Es gab Zeiten, da habe ich mir mehr gegönnt, als für mein Konto gut war. Ich erfüllte mir damit mein Bedürfnis nach Leichtigkeit, nach Spaß, ich gab mir Wertschätzung, indem ich mich beschenkte. Geschenke dienten als Trost, Geschenke dienten auch dazu, Verbindung herzustellen, Nähe und Zärtlichkeit auszudrücken. Es hat lange gedauert, bis ich gemerkt habe, dass ich mich (und gelegentlich auch andere) mit kleinen Geschenken bei Laune gehalten habe, weil ich mir etwas Großes nicht gegönnt habe.

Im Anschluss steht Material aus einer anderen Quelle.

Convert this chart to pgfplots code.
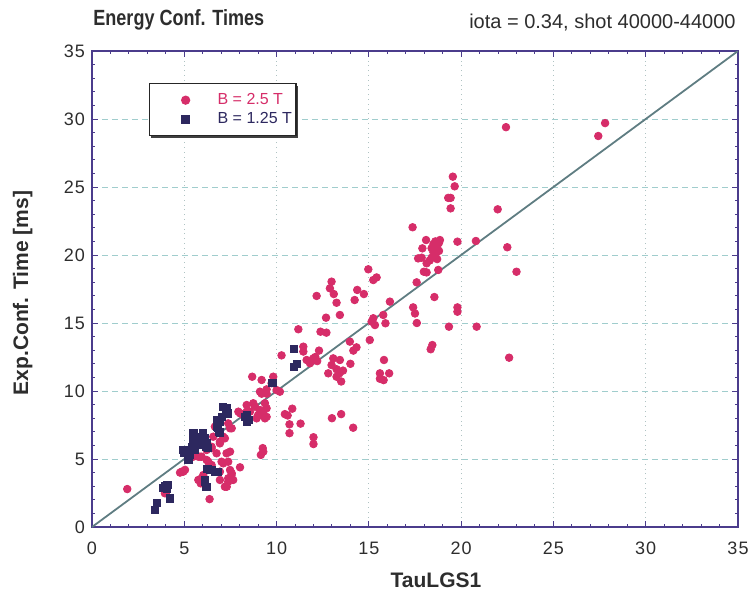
\documentclass[border=0pt]{standalone}
\usepackage{fontspec}
\setmainfont{Liberation Sans}
\newfontfamily\titlefont[FakeStretch=0.82]{Liberation Sans}
\newfontfamily\tickfont[LetterSpace=6]{Liberation Sans}
\usepackage{pgfplots}
\pgfplotsset{compat=1.18}
\usetikzlibrary{shadows}
\definecolor{axcol}{RGB}{75,60,140}
\definecolor{gridcol}{RGB}{160,205,205}
\definecolor{vgridcol}{RGB}{175,195,195}
\definecolor{redpt}{RGB}{214,45,105}
\definecolor{navypt}{RGB}{45,40,95}
\definecolor{diagcol}{RGB}{95,125,130}
\definecolor{txtcol}{RGB}{45,45,45}
\begin{document}
\begin{tikzpicture}
\begin{axis}[
  at={(0,0)}, anchor=south west,
  scale only axis, width=323pt, height=238pt,
  xmin=0, xmax=35, ymin=0, ymax=35,
  xtick={0,5,...,35}, ytick={0,5,...,35},
  minor tick num=4,
  tick align=inside,
  major tick length=3pt, minor tick length=1.5pt,
  axis line style={axcol, line width=0.9pt},
  every tick/.style={axcol, line width=0.5pt},
  grid=major,
  x grid style={vgridcol, dotted, line width=0.6pt},
  y grid style={gridcol, densely dashed, line width=0.5pt},
  ticklabel style={font=\tickfont\fontsize{9}{10}\selectfont, text=txtcol},
  xticklabel style={yshift=-4pt},
  /pgf/number format/assume math mode=true,
  legend style={at={(0.088,0.933)}, anchor=north west, draw=black!85, line width=0.8pt,
    inner xsep=0pt, inner ysep=3.5pt, font=\fontsize{8}{9}\selectfont,
    nodes={inner ysep=1.2pt},
    drop shadow={shadow xshift=0.8pt, shadow yshift=-1.2pt, fill=black!75, opacity=1},
    row sep=0pt},
  legend cell align=left,
  legend image code/.code={\pgfpathmoveto{\pgfqpoint{0pt}{0pt}}\pgfpathlineto{\pgfqpoint{32pt}{0pt}}\pgfusepath{discard}\draw[mark repeat=2, mark phase=2, #1] plot coordinates {(0pt,0pt) (18pt,0pt) (36pt,0pt)};},
]
\addplot[only marks, mark=*, mark size=1.9pt, color=redpt, mark options={draw=redpt, fill=redpt}] coordinates {
(22.43,29.4) (27.43,28.75) (27.8,29.7) (19.55,25.76) (19.65,25.05) (19.3,24.2) (19.43,24.2)
(19.43,23.43) (21.98,23.36) (17.37,22.04) (18.1,21.1) (17.9,20.49) (17.67,19.75) (17.86,19.8)
(17.98,18.77) (18.13,18.72) (17.59,17.99) (18.13,19.39) (18.76,18.9)
(18.4,20.5) (18.5,20.8) (18.6,21.0) (18.7,20.6) (18.8,20.9) (18.5,20.2) (18.6,20.0) (18.8,20.3)
(18.4,19.8) (18.3,19.6) (18.7,19.7) (18.85,21.1) (18.55,20.45)
(19.8,20.98) (20.8,21.03) (22.5,20.57) (23.0,18.77) (18.55,16.91) (17.4,16.15) (17.5,15.7)
(17.6,15.0) (19.8,16.15) (19.8,15.83) (19.34,14.73) (20.84,14.73) (18.44,13.38) (18.35,13.07)
(22.6,12.45)
(14.97,18.95) (15.24,18.16) (15.42,18.35) (12.98,18.04) (12.89,17.55) (13.1,17.13) (12.17,16.99)
(14.37,17.43) (14.73,17.13) (14.23,16.69) (13.25,16.49) (16.14,16.57) (12.68,15.39) (13.43,15.59)
(15.24,15.35) (15.33,14.85) (15.15,15.1) (15.78,15.59) (15.9,14.98) (11.18,14.54) (12.38,14.36)
(12.7,14.29) (15.05,13.75) (13.97,13.63) (14.33,13.21) (14.16,12.97) (11.45,13.26) (11.45,12.9)
(12.3,12.97) (12.1,12.5) (12.2,12.2) (10.27,12.62) (11.63,12.28) (11.99,12.4) (11.81,12.04)
(13.07,12.4) (13.43,12.28) (12.98,11.91) (15.82,12.28) (14.0,12.0) (12.8,11.3)
(13.25,11.6) (13.4,11.3) (13.25,11.05) (13.5,10.7) (13.6,11.5)
(15.6,11.3) (16.1,11.3) (15.6,10.9) (15.8,10.8)
(8.68,11.05) (9.19,10.81) (9.82,11.05) (9.73,10.57)
(9.1,9.95) (9.46,10.12) (10.0,10.07) (10.18,9.95) (9.19,9.8) (9.46,9.8)
(8.38,8.97) (8.83,8.85) (8.56,8.48) (9.0,8.24) (9.28,8.36) (9.37,7.99) (8.92,7.99) (9.46,8.73) (8.38,7.87)
(8.74,9.1) (9.1,8.6) (9.37,9.1) (9.19,8.24) (9.46,8.1) (7.93,8.48) (8.2,8.24) (8.38,8.48) (8.02,8.36)
(10.45,8.3) (10.6,8.2) (10.85,8.7) (10.7,7.55) (10.7,6.9) (11.3,7.6) (13.0,8.0) (13.5,8.3)
(14.15,7.3) (12.0,6.6) (12.0,6.1) (9.25,5.8) (9.15,5.3) (9.28,5.54)
(7.38,7.62) (7.57,7.26) (7.48,7.26) (7.2,6.52) (6.93,6.27) (6.66,7.38) (6.57,6.64)
(6.93,6.15) (7.11,6.64) (6.21,5.66) (6.48,5.9)
(6.48,5.79) (6.75,5.42) (5.94,5.17) (6.21,4.93) (5.85,5.17) (5.49,5.17)
(7.48,5.54) (7.29,5.42) (7.02,4.8) (7.38,4.8) (8.02,4.39) (7.57,3.95)
(7.11,4.68) (7.48,4.19) (6.93,4.07) (6.3,4.8) (6.48,4.56)
(7.56,3.82) (7.65,3.46) (7.38,3.33) (7.38,3.58) (6.93,3.46) (7.2,2.96) (7.3,2.96)
(6.03,3.82) (5.76,3.46) (5.89,3.21) (5.94,3.58)
(4.86,4.07) (5.04,4.2) (4.77,4.0) (4.95,4.07)
(6.37,2.05) (3.95,2.48) (4.0,2.5) (5.49,5.29) (5.76,5.17) (1.91,2.79)
};
\addlegendentry{\textcolor{redpt}{B = 2.5 T}}
\addplot[only marks, mark=square*, mark size=1.8pt, color=navypt, mark options={draw=navypt, fill=navypt}] coordinates {
(3.4,1.25) (3.5,1.75) (4.2,2.1) (3.95,3.0) (4.08,3.1) (3.86,2.85) (4.05,2.84)
(4.98,5.49) (4.95,5.66) (5.22,4.93) (5.31,5.29) (5.58,6.03) (5.85,6.03)
(5.49,6.89) (5.45,6.52) (6.03,6.89) (6.12,6.52) (6.2,6.15) (6.3,5.79)
(5.49,6.4) (5.67,6.15) (5.85,6.64) (6.12,6.4) (6.2,5.9) (5.4,5.9) (5.58,5.66)
(6.79,7.38) (6.9,7.0) (7.02,8.1) (6.93,7.74) (7.33,8.73) (7.26,8.48)
(7.11,8.85) (7.29,8.6) (7.38,8.36) (6.75,7.87) (6.84,7.26) (6.93,6.89)
(8.29,8.1) (8.38,7.74) (8.38,8.24) (8.47,7.87)
(6.21,4.3) (6.39,4.2) (6.84,4.07) (6.3,4.3) (6.48,4.19) (6.66,4.07)
(6.12,3.46) (6.21,2.96) (6.12,3.33) (6.18,2.96)
(9.8,10.6) (9.73,10.57) (10.94,13.1) (11.1,12.0) (10.96,11.8)
};
\addlegendentry{\textcolor{navypt}{B = 1.25 T}}
\addplot[diagcol, line width=0.9pt, forget plot] coordinates {(0,0) (35,35)};
\end{axis}
\node[inner sep=0pt, anchor=base west, font=\titlefont\bfseries\fontsize{11}{13}\selectfont, text=txtcol] at (0.5pt,251pt) {Energy Conf. Times};
\node[inner sep=0pt, anchor=base east, font=\fontsize{10}{12}\selectfont, text=txtcol] at (322pt,249.5pt) {iota = 0.34, shot 40000-44000};
\node[inner sep=0pt, anchor=base, font=\bfseries\fontsize{10.5}{12}\selectfont, text=txtcol] at (172pt,-30pt) {TauLGS1};
\node[inner sep=0pt, anchor=base, rotate=90, font=\bfseries\fontsize{10.5}{12}\selectfont, text=txtcol] at (-32pt,117pt) {Exp.Conf. Time [ms]};
\pgfresetboundingbox
\path[use as bounding box] (-46pt,-32pt) rectangle (330pt,263.5pt);
\end{tikzpicture}
\end{document}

Das erste Mal bin ich darauf aufmerksam geworden, als mich jemand fragte, ob es mir Spaß mache, in meinem Arbeitszimmer zu sitzen, an einer einfachen Holzplatte und auf einem ausgedienten Bürostuhl, umringelt von unzähligen Kabeln. Zunächst wollte ich mir einfach bei Ikea einen neuen Schreibtisch kaufen, doch dann wurde es ein richtiger Luxusschreibtisch, denn das ist der Platz, an dem ich mich (neben meinem Bett) am längsten aufhalte.
Heute kann ich es gut aushalten, an interessanten oder attraktiven Dingen vorbei zu gehen. Eine kurze Überprüfung: Brauche ich das wirklich, und welches Bedürfnis will ich mir damit erfüllen? – und schon kann ich weiter gehen. Auf diese Weise ist zu anderen Zeiten ein bisschen Geld da, mit dem ich mir einen tieferen Wunsch erfüllen kann. Und meine Bedürfnisse nach Trost, Anerkennung, Zugehörigkeit oder Verbindung kann ich auf neue, kostensparende Weise erfüllen.
Heute will ich genau in mich hineinspüren, wenn ich mir etwas gönnen möchte. Welches Bedürfnis soll damit gestillt werden, und gibt es auch andere Möglichkeiten, mir dieses wunderbare Bedürfnis zu erfüllen?